THE LIBERALS were to make one last effort to bring civil rights to the Senate floor in 1956. Noting that not one of the year’s other fourteen civil rights bills had been reported out by the Judiciary Committee, Douglas introduced a motion—actually a petition—to discharge the committee from further consideration of the fifteenth, H.R. 627, a petition that would, the liberals believed, trigger a discussion on the issue.
Leading Democratic pols—the practical politicians—were furious. “As you know, I am an old civil rights man myself,” Jim Rowe wrote Johnson. “However, on this one you are so clearly right that I myself should like to shoot Douglas.” They needn’t have worried, however. Once again, Johnson out-maneuvered the crazies—with a tactic given him by Russell. When they learned what Douglas was about to do, there was a huddle at Russell’s desk, with Russell, Johnson, and Walter George whispering and planning, hard and fast. And then Johnson put George in the chair, because what was needed now on the dais was not fast-talking but the figure who best embodied the full dignity and authority of the Senate rules. When Douglas, standing at his desk, made his motion, George told him it was out of order, reminding him that petitions could be filed only during the morning hour, except, of course, by unanimous consent. When Douglas asked for such consent, Russell said curtly, “I object.” Douglas thereupon announced that he would file his petition during the morning hour the next day, Wednesday, July 24, but Johnson had a surprise for him. As the Senate was concluding its work on Tuesday evening, instead of making his customary motion that the Senate adjourn until the next day, Johnson moved instead that it recess until the next day.
None of the liberal senators or their staff members appear to have realized the significance of the word Johnson used, but they were to learn it the next morning, when Douglas made his motion. Walter George, back on the dais, told him it was out of order because petitions could be filed only during the morning hour. Douglas said this was the morning hour. George recognized the Majority Leader. While the southerners and many Republicans, in the words of one reporter, “sat there grinning like so many happy owls,” Johnson said that of course it wasn’t: the “morning hour,” Johnson reminded Douglas, was the first hour of each new legislative day. A legislative day begins after each adjournment, not after a recess, so there would be no morning hour until the Senate adjourned, except, of course by unanimous consent. Douglas asked for such consent. Russell said, “I object.”

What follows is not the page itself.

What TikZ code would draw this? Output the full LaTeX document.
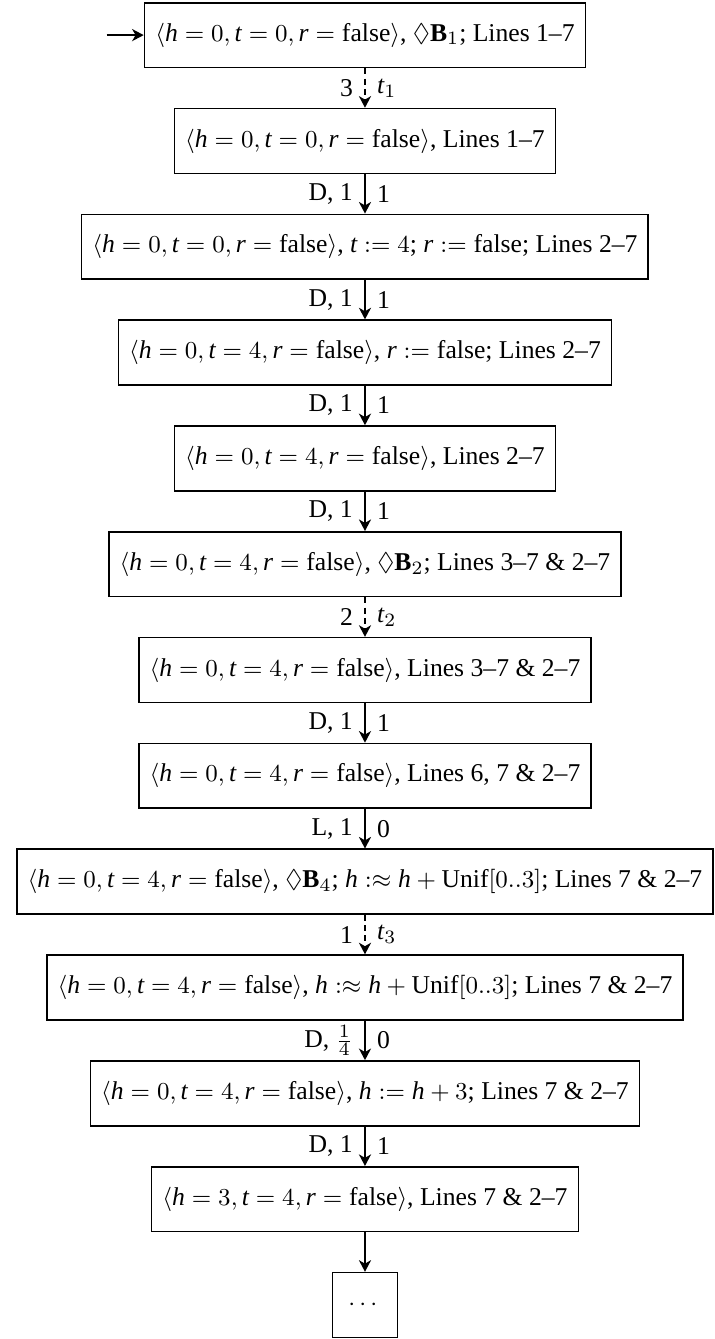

“So we are stopped from even considering a bill that has already been passed by the House,” Senator Lehman said. Not at all, Lyndon Johnson said, with an expression of great earnestness on his face. It was only that civil rights always engendered a long discussion, and a long discussion in the very last days of a session would keep the Senate from considering other legislation, and there was important other legislation to consider, such as the foreign aid bill and a bill to raise executive department salaries which President Eisenhower said was indispensable. It was clear to the liberals that Johnson intended to prolong the current legislative “day” until the session ended.
Douglas made a motion that the Senate adjourn for five minutes so that a new day could begin, but Johnson was ready for that, too. It was the party leadership, not individual senators, who had the right to adjourn the Senate, he said. “There will not be an adjournment based on what one senator says or two senators say!” he shouted. And when the Majority Leader finished, the Minority Leader took the floor to support him. Johnson had told Knowland that if a discussion on civil rights began, the bills considered indispensable by the President—his President—would never pass before adjournment. And he had also persuaded Knowland that Douglas, by moving to adjourn the Senate, was usurping the prerogative of party leaders—not only the Democratic Leader but the Republican Leader—and was deliberately insulting them. “It is only kidding the minority groups and the American people” to propose a bill in the last days of a session “which everyone knows as a practical matter cannot be accomplished,” Knowland said.
If the southerners were laughing at the liberals, so was the Washington press corps—for the liberals’ failure to grasp the implications of the “recess” move. “Let us consider a couple of idealists [Douglas and Lehman], who were so busy thinking good thoughts that they forgot to do their homework on such mundane matters as senatorial procedure…. The two students … failed their study course in Senate rules,” Frederick Othman wrote. There was little discussion in the press about the civil rights issue—from some articles the reader would hardly know there was an issue. Journalistic analysis concentrated on the “recess” maneuver, on tactics rather than substance. And the analysis seemed always to accept as a given the Johnson-Knowland argument that bringing up civil rights legislation in the last days of the session would result in the death of other needed legislation; the author has been unable to find a single article pointing out that that possibility could have been avoided by simply changing the session’s closing date.
Once Johnson and Knowland had made the discharge petition a “leadership matter,” with all the implications of that phrase, it would have taken a foolhardy senator, Democratic or Republican, to support Douglas. His motion to briefly adjourn the Senate was beaten, and he knew it. More important to him, the cause of civil righ
ts was beaten again. Standing at his desk, the picture of defeat, his white head bowed, his blue seersucker suit, which he had worn for two days, rumpled with wear, he said, “I say this with great sadness. The Senate has a very heavy burden on its conscience.” Because of the Senate rules, moreover, he could see no hope of the cause winning—ever. “We know as men,” he said to his colleagues, in a low, sad voice, “that the rules … have been skillfully devised to prevent any action on civil rights which is obnoxious to members from the South. I think it is now clear that it will be impossible under the rules … with the present temper of the Southern senators … and of the leadership on both sides … ever to bring a civil rights measure to a vote in this body.” And when Douglas finished, Richard Russell rose to tell him that the rules would not be changed—ever. Russell stood erect, his head tilted back with his nose in the air, his well-tailored suit newly pressed, his white shirt starched, the embodiment of victory (“I can still see him standing there, so calm, just gloating,” Frank McCulloch, the mildest-spoken of men, would say years later, hatred in his voice). “All men differ on [this] proposed legislation,” Russell said. “Some may believe it is good and salutary. Others … believe it is largely political in its inspiration … totally and completely in violation of … the Constitution, destructive of the rights of the states.” Whenever “such nefarious schemes are presented in the future,” Russell promised, “there will be members of the Senate who will… resort to every weapon at their command to prevent their being imposed upon the people of this country.”